D.C. appeals court declares restrictions on USPS customized stamp program unconstitutional
By Linn’s Staff
On April 14, the United States Court of Appeals for the District of Columbia Circuit ruled that restrictions placed on the U.S. Postal Service’s now-defunct customized postage stamp program were unconstitutional.
The case revolves around a lengthy court fight by Massachusetts artist Anatol Zukerman, who was prevented from producing a customized stamp that attacked the Supreme Court’s 2010 decision in Citizens United v. Federal Election Commission.
Since 2015, Zukerman had been seeking a judge in the federal courts in Washington, D.C., who would order postal officials to print his stamp attacking the 2010 Supreme Court ruling.
The Postal Service ultimately ended its customized stamp program in June 2020.
U.S. District Judge Christopher R. Cooper had ruled in 2019 that the USPS had the right to say what could be depicted on the computer-generated postage stamps designs it allowed in its now-closed customized postage program.
But after the case was returned to Cooper by an appeals court, the judge ruled in November 2021 that the USPS had violated Zukerman’s First Amendment rights by rejecting his stamp design because of “its political content.”
Cooper said the Postal Service’s action against Zukerman constituted “impermissible viewpoint discrimination.”
In its April 14 ruling, the Court of Appeals said: “The main point here is that Zukerman does not seek prospective relief against any alleged future rights violations.”
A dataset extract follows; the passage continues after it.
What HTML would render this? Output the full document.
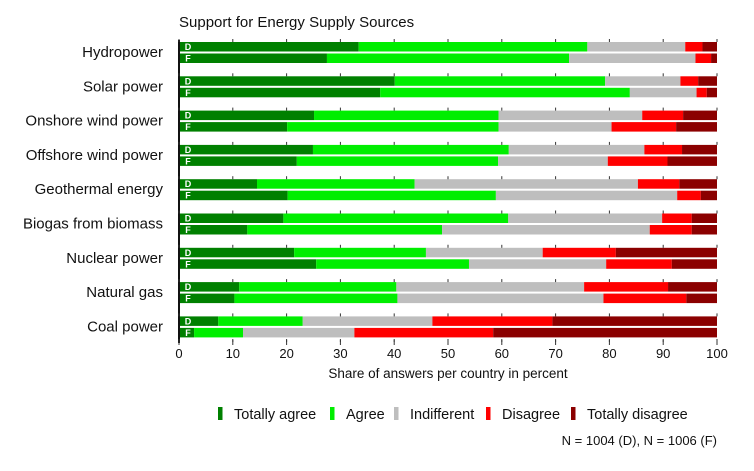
<!DOCTYPE html>
<html><head><meta charset="utf-8"><style>
body{margin:0;background:#fff;}
svg{display:block;font-family:"Liberation Sans",sans-serif;}
</style></head><body>
<svg id="chart" width="754" height="471" viewBox="0 0 754 471">
<text x="179" y="27" font-size="15" fill="#111">Support for Energy Supply Sources</text>
<g id="bars"></g>
<g id="axis"></g>
<text x="448" y="378" font-size="13.5" text-anchor="middle" fill="#111">Share of answers per country in percent</text>
<g id="legend"></g>
<text x="717" y="445" font-size="13" text-anchor="end" fill="#111">N = 1004 (D), N = 1006 (F)</text>
</svg>
<script>
const categories = ["Hydropower","Solar power","Onshore wind power","Offshore wind power","Geothermal energy","Biogas from biomass","Nuclear power","Natural gas","Coal power"];
const responses = ["Totally agree","Agree","Indifferent","Disagree","Totally disagree"];
const colors = ["#008000","#00ee00","#bebebe","#ff0000","#8b0000"];
const germany = [
 [33.4,42.5,18.2,3.2,2.7],
 [40.1,39.1,14.0,3.3,3.5],
 [25.1,34.3,26.7,7.6,6.3],
 [24.9,36.4,25.2,7.0,6.5],
 [14.5,29.3,41.5,7.7,7.0],
 [19.4,41.8,28.6,5.5,4.7],
 [21.4,24.5,21.7,13.6,18.8],
 [11.2,29.2,34.9,15.6,9.1],
 [7.3,15.7,24.1,22.3,30.6]
];
const france = [
 [27.5,45.0,23.5,2.9,1.1],
 [37.4,46.4,12.4,1.9,1.9],
 [20.1,39.3,21.0,12.0,7.6],
 [21.9,37.4,20.4,11.1,9.2],
 [20.2,38.7,33.7,4.4,3.0],
 [12.7,36.2,38.6,7.8,4.7],
 [25.5,28.4,25.5,12.2,8.4],
 [10.3,30.3,38.3,15.4,5.7],
 [2.8,9.1,20.7,25.8,41.6]
];
const xTicks = [0,10,20,30,40,50,60,70,80,90,100];

const NS="http://www.w3.org/2000/svg";
const x0=179, x1=717;
const xs = v => x0 + (x1-x0)*v/100;
const groupTop = i => 42 + i*34.3;
const barH = 9.5;
function mk(tag, attrs, parent){const e=document.createElementNS(NS,tag);for(const k in attrs)e.setAttribute(k,attrs[k]);parent.appendChild(e);return e;}
const bars=document.getElementById('bars');
categories.forEach((cat,i)=>{
  const gy=groupTop(i);
  const lab=mk('text',{x:163,y:gy+15,'font-size':15,'text-anchor':'end',fill:'#111'},bars);
  lab.textContent=cat;
  
  
  [[germany,'D',0],[france,'F',1]].forEach(([data,code,k])=>{
    const y=gy+k*(barH+2);
    let cum=0;
    data[i].forEach((v,j)=>{
      const r=mk('rect',{x:xs(cum),y:y,width:xs(cum+v)-xs(cum),height:barH,fill:colors[j]},bars);
      
      
      cum+=v;
    });
    const t=mk('text',{x:x0+9,y:y+8,'font-size':9,'font-weight':'bold',fill:'#fff','text-anchor':'middle'},bars);
    t.textContent=code;
    
    
  });
});
const axis=document.getElementById('axis');
mk('line',{x1:x0,y1:40,x2:x0,y2:343,stroke:'#111','stroke-width':2},axis);
xTicks.forEach(v=>{
  for(let i=0;i<=categories.length;i++){
    const gy=i<categories.length?groupTop(i)-3:339;
    mk('line',{x1:xs(v),y1:gy,x2:xs(v),y2:gy+3,stroke:'#333','stroke-width':1},axis);
  }
  mk('line',{x1:xs(v),y1:340,x2:xs(v),y2:345,stroke:'#333','stroke-width':1},axis);
  const t=mk('text',{x:xs(v),y:358,'font-size':13,'text-anchor':'middle',fill:'#111'},axis);
  t.textContent=v;
  
  
});
const legend=document.getElementById('legend');
const lx=[218,330,394,486,571];
responses.forEach((r,j)=>{
  const g=mk('g',{},legend);
  
  
  mk('rect',{x:lx[j],y:407,width:4.5,height:13,fill:colors[j]},g);
  const t=mk('text',{x:lx[j]+16,y:419,'font-size':14.5,fill:'#111'},g);
  t.textContent=r;
});
</script>
</body></html>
“Indeed, Zukerman’s injury does not depend on any future conduct at all. It does not depend on any future discrimination by the Postal Service; after all, the customized postage program has already been shuttered.”
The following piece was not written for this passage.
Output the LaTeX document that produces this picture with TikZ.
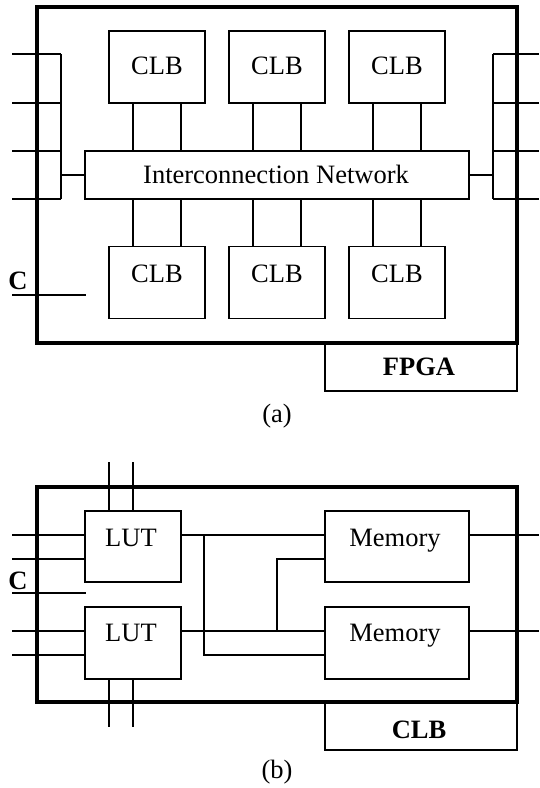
\documentclass[tikz,border=0pt]{standalone}
\usepackage{fontspec}
\setmainfont{Liberation Serif}
\usetikzlibrary{calc}
\begin{document}
\begin{tikzpicture}[x=1pt,y=-1pt,
  wire/.style={line width=1.4pt},
  box/.style={draw, line width=1.4pt, inner sep=0pt, outer sep=0pt},
  chip/.style={draw, line width=3.6pt, inner sep=0pt, outer sep=0pt},
  cell/.style={box, minimum width=96pt, minimum height=72pt},
  mem/.style={box, minimum width=144pt, minimum height=72pt},
  tag/.style={box, minimum width=192pt, minimum height=48pt},
  txt/.style={anchor=base, inner sep=0pt, font=\fontsize{26.5}{31}\selectfont},
  btxt/.style={txt, font=\fontsize{26.5}{31}\selectfont\bfseries}]
\useasboundingbox (0,0) rectangle (539,788);

% ---------------- (a) FPGA ----------------
\node[tag] (fpgaTag) at (421,367) {};
\node[chip, minimum width=480pt, minimum height=336pt] (chipA) at (277,175) {};
\node[btxt] (fpgaLbl) at (419,375) {FPGA};

\node[box, minimum width=384pt, minimum height=48pt] (net) at (277,175) {};
\node[txt] (netLbl) at (276,183) {Interconnection Network};

\foreach \n/\x in {1/157,2/277,3/397} {
  \node[cell] (t\n) at (\x,67) {};
  \node[txt] (t\n l) at (\x,74) {CLB};
  \node[cell] (b\n) at (\x,282.5) {};
  \node[txt] (b\n l) at (\x,282) {CLB};
  \draw[wire] ([xshift=-24pt]t\n.south) -- ([xshift=-24pt]t\n.south |- net.north);
  \draw[wire] ([xshift=24pt]t\n.south) -- ([xshift=24pt]t\n.south |- net.north);
  \draw[wire] ([xshift=-24pt]b\n.north) -- ([xshift=-24pt]b\n.north |- net.south);
  \draw[wire] ([xshift=24pt]b\n.north) -- ([xshift=24pt]b\n.north |- net.south);
}

% side buses
\coordinate (busLa) at (61,54);
\coordinate (busLb) at (61,199);
\coordinate (busRa) at (493,54);
\coordinate (busRb) at (493,199);
\foreach \n/\y in {1/54,2/103,3/151,4/199} {
  \coordinate (inL\n) at (12,\y);
  \coordinate (outR\n) at (539,\y);
  \draw[wire] (inL\n) -- (inL\n -| busLa);
  \draw[wire] (outR\n -| busRa) -- (outR\n);
}
\draw[wire] (busLa) -- (busLb);
\draw[wire] (busRa) -- (busRb);
\draw[wire] (net.west) -- (net.west -| busLa);
\draw[wire] (net.east) -- (net.east -| busRa);

% clock input
\coordinate (cA) at (12,295);
\coordinate (cAend) at (86,295);
\draw[wire] (cA) -- (cAend);
\node[btxt] (cAlbl) at (18,289) {C};

\node[txt] (capA) at (277,422) {(a)};

% ---------------- (b) CLB ----------------
\node[tag] (clbTag) at (421,726) {};
\node[chip, minimum width=480pt, minimum height=215pt] (chipB) at (277,594.5) {};
\node[btxt] (clbLbl) at (419,738) {CLB};

\node[cell, minimum height=71pt] (lut1) at (133,546.5) {};
\node[txt] (lut1l) at (131,546) {LUT};
\node[cell] (lut2) at (133,643) {};
\node[txt] (lut2l) at (131,641) {LUT};
\node[mem, minimum height=71pt] (mem1) at (397,546.5) {};
\node[txt] (mem1l) at (395,546) {Memory};
\node[mem] (mem2) at (397,643) {};
\node[txt] (mem2l) at (395,641) {Memory};

% routing pins above and below the LUTs
\coordinate (pinT1) at (109,462);
\coordinate (pinT2) at (133,462);
\coordinate (pinB1) at (109,727);
\coordinate (pinB2) at (133,727);
\draw[wire] (pinT1) -- (pinT1 |- lut1.north);
\draw[wire] (pinT2) -- (pinT2 |- lut1.north);
\draw[wire] (pinB1 |- lut2.south) -- (pinB1);
\draw[wire] (pinB2 |- lut2.south) -- (pinB2);

% LUT inputs
\foreach \n/\y in {1/535,2/559,3/631,4/655} \coordinate (inB\n) at (12,\y);
\draw[wire] (inB1) -- (inB1 -| lut1.west);
\draw[wire] (inB2) -- (inB2 -| lut1.west);
\draw[wire] (inB3) -- (inB3 -| lut2.west);
\draw[wire] (inB4) -- (inB4 -| lut2.west);

% clock input
\coordinate (cB) at (12,593);
\coordinate (cBend) at (86,593);
\draw[wire] (cB) -- (cBend);
\node[btxt] (cBlbl) at (18,589) {C};

% LUT to memory routing
\coordinate (jA) at (204,535);
\coordinate (jB) at (277,559);
\draw[wire] (lut1.east |- inB1) -- (mem1.west |- inB1);
\draw[wire] (jA) -- (jA |- inB4) -- (mem2.west |- inB4);
\draw[wire] (lut2.east |- inB3) -- (mem2.west |- inB3);
\draw[wire] (mem1.west |- inB2) -- (jB) -- (jB |- inB3);

% memory outputs
\coordinate (outB1) at (539,535);
\coordinate (outB2) at (539,631);
\draw[wire] (mem1.east |- outB1) -- (outB1);
\draw[wire] (mem2.east |- outB2) -- (outB2);

\node[txt] (capB) at (277,778) {(b)};
\end{tikzpicture}
\end{document}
However, the appeals court did acknowledge viewpoint discrimination against Zuckerman, stating that “it does not matter that some of the other customers who benefitted from USPS’s viewpoint discrimination may never use their stamps.”
“What matters is that they were allowed to secure stamps with political messages, to use, sell, or hold as they saw fit, while Zukerman was discriminatorily denied this opportunity,” the appeals court said.
In essence, because the customized stamp program no longer exists, there are no damages to collect and no rights violations.
Zukerman wanted Zazzle Inc., a California company, to print his stamp under its contract to produce customized postage stamps for the USPS.
Zazzle refused, saying his design of an Uncle Sam figure struggling with a snake in the shape of a U.S. dollar sign was banned as political under USPS rules.
An example of the stamp design is shown here. “Democracy is Not for Sale” is printed up the left side of the design.
Zukerman and Charles Krause Reporting LLC, which owns a Washington, D.C., gallery that displays political art, sued the USPS in 2015.
The 2010 Supreme Court ruling that they opposed removed restrictions on political giving by corporations and unions.